Smoked Gouda version
Replace the Gruyere with smoked Gouda for a deeper, smokier dip. Pairs especially well with dark pretzels and kielbasa.
Bacon beer cheese
Cook 4 slices of bacon until crispy, crumble on top. Use a tablespoon of bacon fat in place of one tablespoon of butter for the roux.
Q & A
Frequently asked
What beer should I use?
A basic lager or pilsner. Bud Light, Modelo, Stella — anything mild. Avoid IPAs and stouts. The beer flavor is subtle; you mostly taste the cheese and mustard.
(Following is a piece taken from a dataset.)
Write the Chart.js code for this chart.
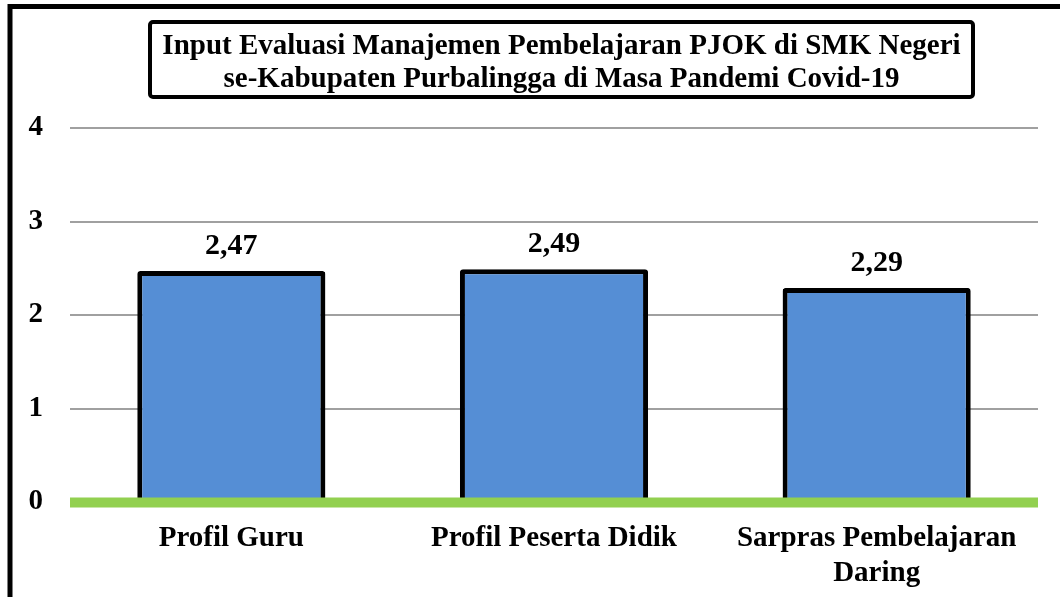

Can I make it without beer?
Replace with an equal amount of chicken broth plus a teaspoon of apple cider vinegar. You'll lose the malty sweetness but the dip still works.
Why is my dip grainy?
Almost always pre-shredded cheese or too much heat when melting. Shred your own cheese and add it off-heat. If it's already grainy, blend it with an immersion blender — it usually recovers.
Can I use a slow cooker?
Make the roux and sauce on the stovetop, then transfer to a slow cooker on warm to hold it for a party. Don't try to build the roux in a slow cooker.
Storage
Airtight container in the fridge for up to 1 week. The texture firms up but reheats well.
Reheating
Stovetop over low heat with a splash of warm milk, stirring constantly. Takes about 5 minutes. Avoid the microwave — it heats unevenly and the edges break while the center stays cold.
Freezing
Not recommended. Dairy-based cheese sauces tend to separate and turn grainy after freezing. Make it fresh — it only takes 15 minutes.
Make ahead
Make the full dip up to 3 days ahead and refrigerate. It solidifies — that's normal. Reheat gently on the stovetop over low heat, stirring in warm milk a tablespoon at a time until it loosens.
Serve with
Soft pretzels are the classic — warm them in the oven first. Also great with thick tortilla chips, crostini, raw broccoli, cauliflower, or sliced apples. For game day, pour it over a bowl of fries or use it as a burger topping.